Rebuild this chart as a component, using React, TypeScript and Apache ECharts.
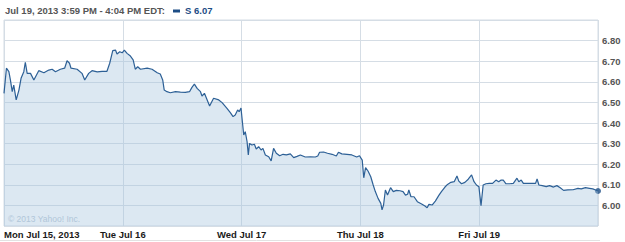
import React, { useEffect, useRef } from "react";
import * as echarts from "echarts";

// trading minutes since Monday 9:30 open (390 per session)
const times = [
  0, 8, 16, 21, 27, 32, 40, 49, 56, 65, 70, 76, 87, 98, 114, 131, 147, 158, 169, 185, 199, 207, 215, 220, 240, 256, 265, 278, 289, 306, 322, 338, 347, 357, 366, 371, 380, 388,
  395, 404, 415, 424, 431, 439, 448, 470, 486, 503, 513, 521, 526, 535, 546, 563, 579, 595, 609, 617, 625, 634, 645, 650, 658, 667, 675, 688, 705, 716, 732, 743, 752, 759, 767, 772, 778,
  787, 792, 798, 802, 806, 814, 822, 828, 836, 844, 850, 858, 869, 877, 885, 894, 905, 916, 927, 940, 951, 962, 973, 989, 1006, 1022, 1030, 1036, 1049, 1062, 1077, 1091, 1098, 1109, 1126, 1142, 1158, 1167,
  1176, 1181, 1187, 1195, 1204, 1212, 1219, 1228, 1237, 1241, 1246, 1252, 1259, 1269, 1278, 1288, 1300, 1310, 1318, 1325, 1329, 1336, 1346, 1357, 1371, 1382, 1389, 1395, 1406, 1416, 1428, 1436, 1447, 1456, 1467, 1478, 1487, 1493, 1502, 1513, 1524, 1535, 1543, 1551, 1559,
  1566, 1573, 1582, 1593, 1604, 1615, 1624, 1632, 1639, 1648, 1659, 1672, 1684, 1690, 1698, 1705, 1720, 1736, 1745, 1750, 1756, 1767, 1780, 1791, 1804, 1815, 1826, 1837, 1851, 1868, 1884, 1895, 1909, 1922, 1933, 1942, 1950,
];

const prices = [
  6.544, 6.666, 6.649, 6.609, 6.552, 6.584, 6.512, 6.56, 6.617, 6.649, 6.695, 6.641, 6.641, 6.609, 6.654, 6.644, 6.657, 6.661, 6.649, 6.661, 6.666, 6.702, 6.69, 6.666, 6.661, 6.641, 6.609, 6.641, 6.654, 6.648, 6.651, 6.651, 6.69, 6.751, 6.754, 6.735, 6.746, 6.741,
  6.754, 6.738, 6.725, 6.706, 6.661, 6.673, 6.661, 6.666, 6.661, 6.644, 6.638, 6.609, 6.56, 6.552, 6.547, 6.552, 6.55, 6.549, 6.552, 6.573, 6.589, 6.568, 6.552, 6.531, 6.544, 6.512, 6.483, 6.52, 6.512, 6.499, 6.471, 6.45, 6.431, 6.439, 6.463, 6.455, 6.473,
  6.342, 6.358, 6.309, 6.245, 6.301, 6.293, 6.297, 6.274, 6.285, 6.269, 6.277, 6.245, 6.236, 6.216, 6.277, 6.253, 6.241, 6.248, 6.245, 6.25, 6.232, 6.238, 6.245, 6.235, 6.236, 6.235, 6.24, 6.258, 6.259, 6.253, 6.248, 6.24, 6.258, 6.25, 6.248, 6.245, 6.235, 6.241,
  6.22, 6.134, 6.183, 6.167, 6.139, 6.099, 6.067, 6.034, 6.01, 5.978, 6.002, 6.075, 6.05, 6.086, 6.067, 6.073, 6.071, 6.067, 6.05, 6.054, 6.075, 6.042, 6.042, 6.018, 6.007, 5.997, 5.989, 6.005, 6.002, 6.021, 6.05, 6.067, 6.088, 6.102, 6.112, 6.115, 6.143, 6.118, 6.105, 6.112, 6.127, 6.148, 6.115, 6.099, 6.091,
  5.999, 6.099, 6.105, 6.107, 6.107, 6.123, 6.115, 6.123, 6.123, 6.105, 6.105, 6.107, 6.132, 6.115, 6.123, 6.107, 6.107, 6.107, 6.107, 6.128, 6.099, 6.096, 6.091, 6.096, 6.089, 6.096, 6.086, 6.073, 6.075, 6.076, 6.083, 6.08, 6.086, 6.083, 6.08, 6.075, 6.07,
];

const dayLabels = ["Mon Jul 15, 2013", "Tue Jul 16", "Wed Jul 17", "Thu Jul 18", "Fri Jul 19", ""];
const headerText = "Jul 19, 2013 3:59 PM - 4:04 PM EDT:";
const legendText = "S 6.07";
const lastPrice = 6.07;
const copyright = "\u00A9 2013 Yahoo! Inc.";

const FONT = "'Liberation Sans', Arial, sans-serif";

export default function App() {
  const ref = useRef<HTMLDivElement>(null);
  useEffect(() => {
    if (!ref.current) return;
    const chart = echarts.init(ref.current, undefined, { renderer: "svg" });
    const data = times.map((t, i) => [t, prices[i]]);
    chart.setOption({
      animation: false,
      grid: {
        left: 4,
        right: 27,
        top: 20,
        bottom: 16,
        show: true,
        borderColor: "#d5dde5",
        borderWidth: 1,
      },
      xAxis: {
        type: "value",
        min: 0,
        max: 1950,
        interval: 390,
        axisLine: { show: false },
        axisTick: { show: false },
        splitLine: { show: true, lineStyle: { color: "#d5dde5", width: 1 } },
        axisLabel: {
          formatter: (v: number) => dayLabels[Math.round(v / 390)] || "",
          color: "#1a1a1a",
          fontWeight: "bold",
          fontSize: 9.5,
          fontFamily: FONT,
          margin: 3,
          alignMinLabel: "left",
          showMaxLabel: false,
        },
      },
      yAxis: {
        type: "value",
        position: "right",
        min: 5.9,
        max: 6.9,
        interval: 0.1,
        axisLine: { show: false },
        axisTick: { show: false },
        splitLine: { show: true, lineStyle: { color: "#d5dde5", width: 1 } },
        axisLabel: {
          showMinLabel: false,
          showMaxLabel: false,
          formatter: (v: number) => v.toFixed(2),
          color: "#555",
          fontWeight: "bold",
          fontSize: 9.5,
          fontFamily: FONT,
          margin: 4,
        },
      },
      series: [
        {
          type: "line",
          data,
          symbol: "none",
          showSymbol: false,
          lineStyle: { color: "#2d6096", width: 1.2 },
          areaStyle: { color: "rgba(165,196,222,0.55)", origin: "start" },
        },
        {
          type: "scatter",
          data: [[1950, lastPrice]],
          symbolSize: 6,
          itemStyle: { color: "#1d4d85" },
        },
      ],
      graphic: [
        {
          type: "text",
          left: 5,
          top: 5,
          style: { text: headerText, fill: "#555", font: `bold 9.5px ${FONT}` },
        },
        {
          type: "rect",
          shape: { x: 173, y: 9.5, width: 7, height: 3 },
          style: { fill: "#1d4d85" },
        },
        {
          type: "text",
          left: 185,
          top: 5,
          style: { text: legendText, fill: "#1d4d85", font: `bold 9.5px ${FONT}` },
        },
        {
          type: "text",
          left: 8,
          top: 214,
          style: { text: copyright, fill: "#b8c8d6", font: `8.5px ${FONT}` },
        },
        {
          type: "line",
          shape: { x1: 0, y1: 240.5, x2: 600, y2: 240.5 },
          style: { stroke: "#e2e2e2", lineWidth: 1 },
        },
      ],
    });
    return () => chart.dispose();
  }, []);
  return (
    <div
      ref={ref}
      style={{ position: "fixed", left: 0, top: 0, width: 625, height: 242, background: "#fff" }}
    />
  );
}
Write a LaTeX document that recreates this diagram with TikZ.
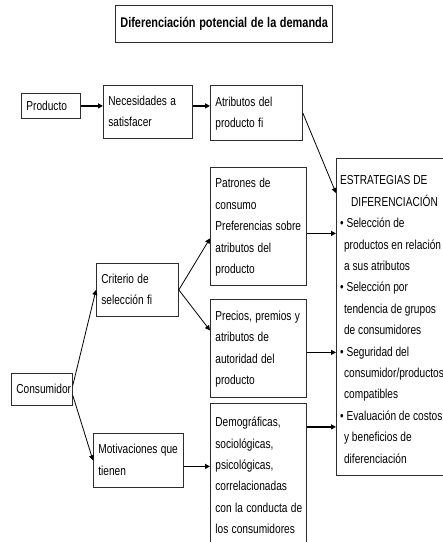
....
→ **Your task**
Give the data above again in full and unchanged, skipping the pictures.

→ **Final answer**
Rebuild this chart as a component, using React, TypeScript and Apache ECharts.
import React, { useEffect, useRef } from "react";
import * as echarts from "echarts";

// trading minutes since Monday 9:30 open (390 per session)
const times = [
  0, 8, 16, 21, 27, 32, 40, 49, 56, 65, 70, 76, 87, 98, 114, 131, 147, 158, 169, 185, 199, 207, 215, 220, 240, 256, 265, 278, 289, 306, 322, 338, 347, 357, 366, 371, 380, 388,
  395, 404, 415, 424, 431, 439, 448, 470, 486, 503, 513, 521, 526, 535, 546, 563, 579, 595, 609, 617, 625, 634, 645, 650, 658, 667, 675, 688, 705, 716, 732, 743, 752, 759, 767, 772, 778,
  787, 792, 798, 802, 806, 814, 822, 828, 836, 844, 850, 858, 869, 877, 885, 894, 905, 916, 927, 940, 951, 962, 973, 989, 1006, 1022, 1030, 1036, 1049, 1062, 1077, 1091, 1098, 1109, 1126, 1142, 1158, 1167,
  1176, 1181, 1187, 1195, 1204, 1212, 1219, 1228, 1237, 1241, 1246, 1252, 1259, 1269, 1278, 1288, 1300, 1310, 1318, 1325, 1329, 1336, 1346, 1357, 1371, 1382, 1389, 1395, 1406, 1416, 1428, 1436, 1447, 1456, 1467, 1478, 1487, 1493, 1502, 1513, 1524, 1535, 1543, 1551, 1559,
  1566, 1573, 1582, 1593, 1604, 1615, 1624, 1632, 1639, 1648, 1659, 1672, 1684, 1690, 1698, 1705, 1720, 1736, 1745, 1750, 1756, 1767, 1780, 1791, 1804, 1815, 1826, 1837, 1851, 1868, 1884, 1895, 1909, 1922, 1933, 1942, 1950,
];

const prices = [
  6.544, 6.666, 6.649, 6.609, 6.552, 6.584, 6.512, 6.56, 6.617, 6.649, 6.695, 6.641, 6.641, 6.609, 6.654, 6.644, 6.657, 6.661, 6.649, 6.661, 6.666, 6.702, 6.69, 6.666, 6.661, 6.641, 6.609, 6.641, 6.654, 6.648, 6.651, 6.651, 6.69, 6.751, 6.754, 6.735, 6.746, 6.741,
  6.754, 6.738, 6.725, 6.706, 6.661, 6.673, 6.661, 6.666, 6.661, 6.644, 6.638, 6.609, 6.56, 6.552, 6.547, 6.552, 6.55, 6.549, 6.552, 6.573, 6.589, 6.568, 6.552, 6.531, 6.544, 6.512, 6.483, 6.52, 6.512, 6.499, 6.471, 6.45, 6.431, 6.439, 6.463, 6.455, 6.473,
  6.342, 6.358, 6.309, 6.245, 6.301, 6.293, 6.297, 6.274, 6.285, 6.269, 6.277, 6.245, 6.236, 6.216, 6.277, 6.253, 6.241, 6.248, 6.245, 6.25, 6.232, 6.238, 6.245, 6.235, 6.236, 6.235, 6.24, 6.258, 6.259, 6.253, 6.248, 6.24, 6.258, 6.25, 6.248, 6.245, 6.235, 6.241,
  6.22, 6.134, 6.183, 6.167, 6.139, 6.099, 6.067, 6.034, 6.01, 5.978, 6.002, 6.075, 6.05, 6.086, 6.067, 6.073, 6.071, 6.067, 6.05, 6.054, 6.075, 6.042, 6.042, 6.018, 6.007, 5.997, 5.989, 6.005, 6.002, 6.021, 6.05, 6.067, 6.088, 6.102, 6.112, 6.115, 6.143, 6.118, 6.105, 6.112, 6.127, 6.148, 6.115, 6.099, 6.091,
  5.999, 6.099, 6.105, 6.107, 6.107, 6.123, 6.115, 6.123, 6.123, 6.105, 6.105, 6.107, 6.132, 6.115, 6.123, 6.107, 6.107, 6.107, 6.107, 6.128, 6.099, 6.096, 6.091, 6.096, 6.089, 6.096, 6.086, 6.073, 6.075, 6.076, 6.083, 6.08, 6.086, 6.083, 6.08, 6.075, 6.07,
];

const dayLabels = ["Mon Jul 15, 2013", "Tue Jul 16", "Wed Jul 17", "Thu Jul 18", "Fri Jul 19", ""];
const headerText = "Jul 19, 2013 3:59 PM - 4:04 PM EDT:";
const legendText = "S 6.07";
const lastPrice = 6.07;
const copyright = "\u00A9 2013 Yahoo! Inc.";

const FONT = "'Liberation Sans', Arial, sans-serif";

export default function App() {
  const ref = useRef<HTMLDivElement>(null);
  useEffect(() => {
    if (!ref.current) return;
    const chart = echarts.init(ref.current, undefined, { renderer: "svg" });
    const data = times.map((t, i) => [t, prices[i]]);
    chart.setOption({
      animation: false,
      grid: {
        left: 4,
        right: 27,
        top: 20,
        bottom: 16,
        show: true,
        borderColor: "#d5dde5",
        borderWidth: 1,
      },
      xAxis: {
        type: "value",
        min: 0,
        max: 1950,
        interval: 390,
        axisLine: { show: false },
        axisTick: { show: false },
        splitLine: { show: true, lineStyle: { color: "#d5dde5", width: 1 } },
        axisLabel: {
          formatter: (v: number) => dayLabels[Math.round(v / 390)] || "",
          color: "#1a1a1a",
          fontWeight: "bold",
          fontSize: 9.5,
          fontFamily: FONT,
          margin: 3,
          alignMinLabel: "left",
          showMaxLabel: false,
        },
      },
      yAxis: {
        type: "value",
        position: "right",
        min: 5.9,
        max: 6.9,
        interval: 0.1,
        axisLine: { show: false },
        axisTick: { show: false },
        splitLine: { show: true, lineStyle: { color: "#d5dde5", width: 1 } },
        axisLabel: {
          showMinLabel: false,
          showMaxLabel: false,
          formatter: (v: number) => v.toFixed(2),
          color: "#555",
          fontWeight: "bold",
          fontSize: 9.5,
          fontFamily: FONT,
          margin: 4,
        },
      },
      series: [
        {
          type: "line",
          data,
          symbol: "none",
          showSymbol: false,
          lineStyle: { color: "#2d6096", width: 1.2 },
          areaStyle: { color: "rgba(165,196,222,0.55)", origin: "start" },
        },
        {
          type: "scatter",
          data: [[1950, lastPrice]],
          symbolSize: 6,
          itemStyle: { color: "#1d4d85" },
        },
      ],
      graphic: [
        {
          type: "text",
          left: 5,
          top: 5,
          style: { text: headerText, fill: "#555", font: `bold 9.5px ${FONT}` },
        },
        {
          type: "rect",
          shape: { x: 173, y: 9.5, width: 7, height: 3 },
          style: { fill: "#1d4d85" },
        },
        {
          type: "text",
          left: 185,
          top: 5,
          style: { text: legendText, fill: "#1d4d85", font: `bold 9.5px ${FONT}` },
        },
        {
          type: "text",
          left: 8,
          top: 214,
          style: { text: copyright, fill: "#b8c8d6", font: `8.5px ${FONT}` },
        },
        {
          type: "line",
          shape: { x1: 0, y1: 240.5, x2: 600, y2: 240.5 },
          style: { stroke: "#e2e2e2", lineWidth: 1 },
        },
      ],
    });
    return () => chart.dispose();
  }, []);
  return (
    <div
      ref={ref}
      style={{ position: "fixed", left: 0, top: 0, width: 625, height: 242, background: "#fff" }}
    />
  );
}
Write a LaTeX document that recreates this diagram with TikZ.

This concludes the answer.